I am publishing an app via the Amazon app store as well as via Google's app store.
Amazon dicks with the APK and then signs it with their own cert, but also offers you the opportunity to sign the modified APK with your cert.
If an APK is signed with two certs and an upgrade becomes available with just one cert (i.e. an upgrade becomes available from Google Play for an installation that was originally from Amazon's store) what happens? Does the Package manager require signatures from both certs before upgrading? Or any single cert? Or does one of the certs take priority?
I did some research.
https://groups.google.com/forum/#!topic/android-security-discuss/npRHQzzgErM
Redux: As of four years ago, Google does not know.
http://www.escapades-in-security.com/blog/2012/12/android-apk-supersignature.html
Redux: Suggests a pattern of requiring that the set of signatures match to perform an operation, so presumably upgrades would need to be double signed.

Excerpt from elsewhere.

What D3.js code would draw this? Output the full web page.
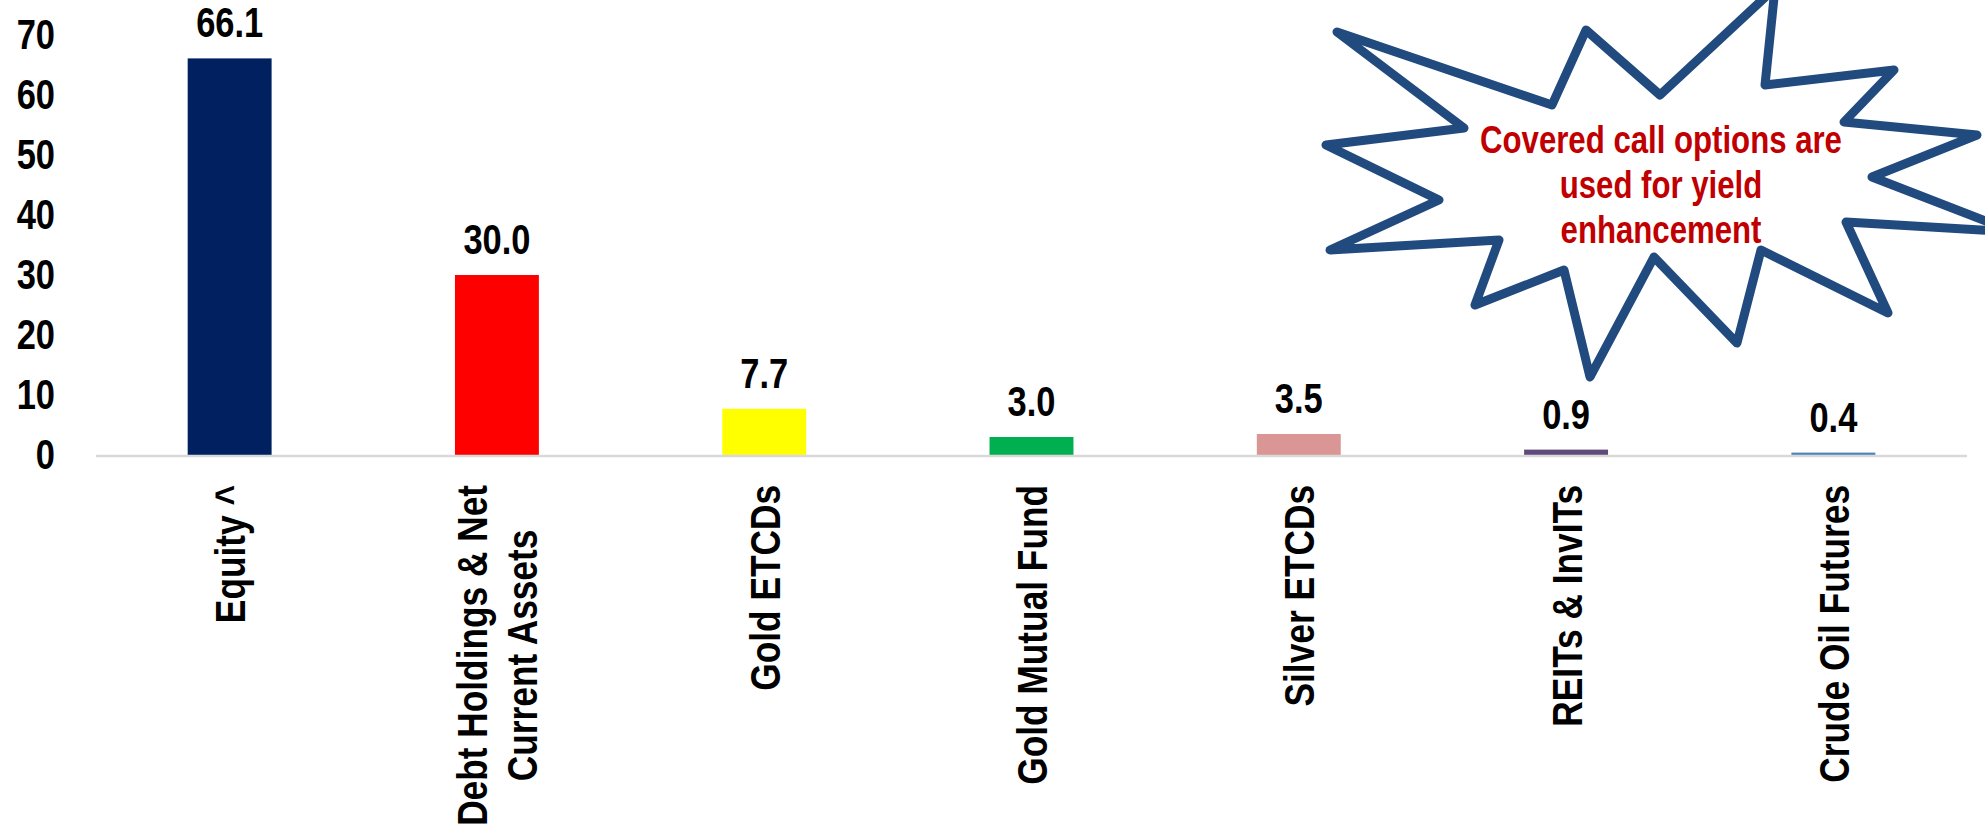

Nothing definitive yet, and I am starting to to think that Amazon doesn't add a second signature, not sure where I got that idea from. (Maybe I got it from here: digitial signature amazon app store )
I emailed Amazon Appstore dev support a while ago and here is their answer:
In that case we would review your submission and decide if it requires
your signature. If we deem it does, we would enable the signature
feature and send you instructions, but if we deem it does not we would
override your signature with our own.
So they do indeed remove your original signature. Ever since the email I now just submit the signed APK that I uploaded to Google Play and let Amazon strip the certificate and apply their own. This saves me the time of compiling an unsigned APK just for Amazon.
On a side note: I thought it wasn't possible to have an app/package installed on the same device with two different certificates. Therefore you shouldn't be able to have an app from both Google Play and Amazon Appstore installed at the same time. I might be wrong though.